Key Concept: Always distinguish between commercial client instructions and statutory obligations to the public. If a conflict occurs, professional ethics and the law dictate that safety and public welfare must prevail.
Adhering strictly to professional ethics is a core mandate analyzed throughout the handbook. Regulatory bodies enforce clear provincial codes of conduct ensuring integrity, fairness, and professional responsibility.
- Conflict of Interest: Receiving undeclared financial incentives, discounts, or kickbacks from contractors or suppliers is explicitly forbidden.
- Duty to Clients: Serving clients with due conscientious care, confidentiality, objective assessment, and realistic cost projections.
- Duty to the Profession: Respecting professional boundaries, avoiding false advertising, and acknowledging appropriate credit for past collaborations.
- Environmental Stewardship: Promoting sustainable lifecycle practices, carbon reduction, and climate-resilient architecture across all scopes.
- Disciplinary Procedures: Investigating formal public complaints through structured tribunals, resulting in potential reprimands, fines, or suspension.
Study Tip: Expect exam scenarios targeting situations with hidden conflicts of interest or questions concerning appropriate professional recognition. Review the baseline rules governing competition and partnerships closely.
Because constitutional power over professional licensing rests with the provinces, Canada utilizes distinct regional regulatory authorities coordinated nationally to harmonize professional practice thresholds.
- Provincial/Territorial Acts: Statues establishing legislative mandates, definitions of practice, and restricted title protections.
- ROAC: The Regulatory Organizations of Architecture in Canada, facilitating national reciprocity pathways and common entry parameters.
- IExAC / ARE: Evaluative standard examinations confirming core structural, procedural, legal, and standard contract competencies.
- Reciprocity Agreements: Mechanisms allowing licensed professionals to seek cross-jurisdictional practice permissions efficiently across Canada and internationally.

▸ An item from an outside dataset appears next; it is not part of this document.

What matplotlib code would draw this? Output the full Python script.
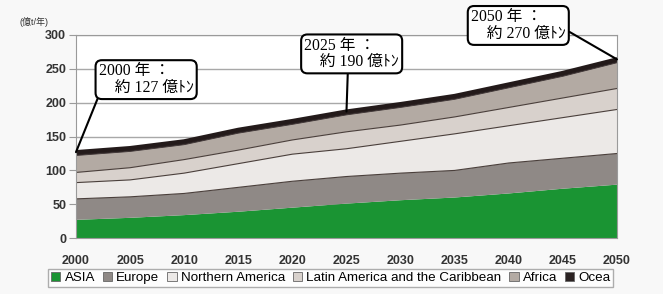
import matplotlib
matplotlib.use("Agg")
from matplotlib import pyplot as plt
from matplotlib.patches import Patch
import numpy as np

years = [2000, 2005, 2010, 2015, 2020, 2025, 2030, 2035, 2040, 2045, 2050]
asia = [27, 30, 34, 39, 45, 51, 56, 60, 66, 73, 79]
europe = [31, 31, 32, 36, 39, 40, 40, 40, 45, 45, 46]
n_america = [24, 25, 30, 35, 40, 41, 47, 54, 55, 60, 65]
latin = [15, 18, 20, 20, 21, 25, 24, 25, 27, 29, 31]
africa = [25, 24, 22, 25, 23, 25, 26, 26, 29, 32, 38]
ocea = [5, 5, 5, 5, 5, 5, 5, 5, 5, 5, 5]

labels = ["ASIA", "Europe", "Northern America",
          "Latin America and the Caribbean", "Africa", "Ocea"]
colors = ["#1a9433", "#8f8986", "#ece9e7", "#d8d1cc", "#b3aaa3", "#2b2222"]

notes = ["2000 年 ：\n　約 127 億ﾄﾝ", "2025 年 ：\n　約 190 億ﾄﾝ", "2050 年 ：\n　約 270 億ﾄﾝ"]
note_years = [2000, 2025, 2050]

plt.rcParams['font.family'] = ['Liberation Sans', 'Noto Sans CJK JP']

fig = plt.figure(figsize=(6.63, 2.94), dpi=100, facecolor="#f8f8f8")
ax = fig.add_axes([0.1146, 0.19, 0.816, 0.691])
ax.set_facecolor("white")

layers = [asia, europe, n_america, latin, africa, ocea]
ax.stackplot(years, layers, colors=colors, linewidth=0)

cum = np.cumsum(np.array(layers, dtype=float), axis=0)
for row in cum[1:4]:
    ax.plot(years, row, color="#4a3f3b", lw=0.8)
ax.plot(years, cum[4], color="#3a3030", lw=0.6)
ax.plot(years, cum[5], color="#231a1a", lw=3.0)

ax.set_xlim(2000, 2050)
ax.set_ylim(0, 300)
ax.set_xticks(range(2000, 2051, 5))
ax.set_xticks(range(2000, 2051, 1), minor=True)
ax.set_yticks(range(0, 301, 50))
ax.yaxis.grid(True, color="#a8a8a8", lw=1)
ax.set_axisbelow(True)
for s in ax.spines.values():
    s.set_color("#9a9a9a")
ax.tick_params(axis="y", length=5, color="#9a9a9a", labelsize=9, pad=2)
ax.tick_params(axis="x", which="major", length=0, labelsize=9, pad=12)
ax.tick_params(axis="x", which="minor", direction="in", length=3, color="#9a9a9a")
for t in ax.get_xticklabels() + ax.get_yticklabels():
    t.set_fontweight("bold")
    t.set_color("#333333")

fig.text(0.03, 0.915, "(億t/年)", fontsize=6.5, color="#333333")

totals = cum[5]
text_pos = [(2002.1, 210), (2021.1, 248), (2036.5, 290)]
rel = [(0.0, 0.0), (0.46, 0.0), (1.0, 0.37)]
for note, yr, pos, rp in zip(notes, note_years, text_pos, rel):
    ax.annotate(note, xy=(yr, totals[years.index(yr)]), xytext=pos,
                textcoords="data", fontsize=11.3, ha="left", va="bottom",
                linespacing=1.05,
                family=["Liberation Serif", "Noto Sans CJK JP"],
                bbox=dict(boxstyle="round,pad=0.2,rounding_size=0.4",
                          fc="white", ec="black", lw=1.5),
                arrowprops=dict(arrowstyle="-", lw=1.5, color="black",
                                relpos=rp, shrinkA=0, shrinkB=0),
                annotation_clip=False, zorder=5)

handles = [Patch(facecolor=c, edgecolor="#666666", lw=0.6, label=l)
           for c, l in zip(colors, labels)]
fig.legend(handles=handles, loc="center", bbox_to_anchor=(0.499, 0.055),
           ncol=6, fontsize=9.6, frameon=True, fancybox=False,
           edgecolor="#9a9a9a", handlelength=0.7, handleheight=0.7,
           handletextpad=0.3, columnspacing=0.6, borderpad=0.2)

fig.savefig("out.png", dpi=100, facecolor=fig.get_facecolor())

- Certificate of Practice: A mandatory distinct registration permit separating an individual's license from a firm’s business authorization to operate.
Exam Strategy: Understand the legal distinctions between an individual's professional license to practice and a firm's specific authorization. Memorize key jurisdictional structures and the function of national coordination bodies.
Architects navigate a complex legal landscape governing professional negligence, contractual duties, intellectual property rights, and various statutory requirements.
- Standard of Care: The benchmark evaluating performance against what an average, prudent professional would execute under similar conditions and parameters.
- Professional Liability Insurance: Mandatory errors and omissions coverage required in most jurisdictions to protect both practitioners and the public.
- Copyright: Automatic protection of original artistic designs and architectural works, remaining with the architect unless transferred explicitly.
- Statute of Limitations: Statutory deadlines restricting the timeframes under which negligence claims or structural defect suits can be initiated.
- Joint and Several Liability: Legal doctrines determining how damages are shared or pursued among architects, engineers, and general contractors.
CHOP Context: Legal questions frequently emphasize standard of care thresholds. Know how this standard protects practitioners against unrealistic expectations of absolute perfection and understand the structural bounds of professional liability.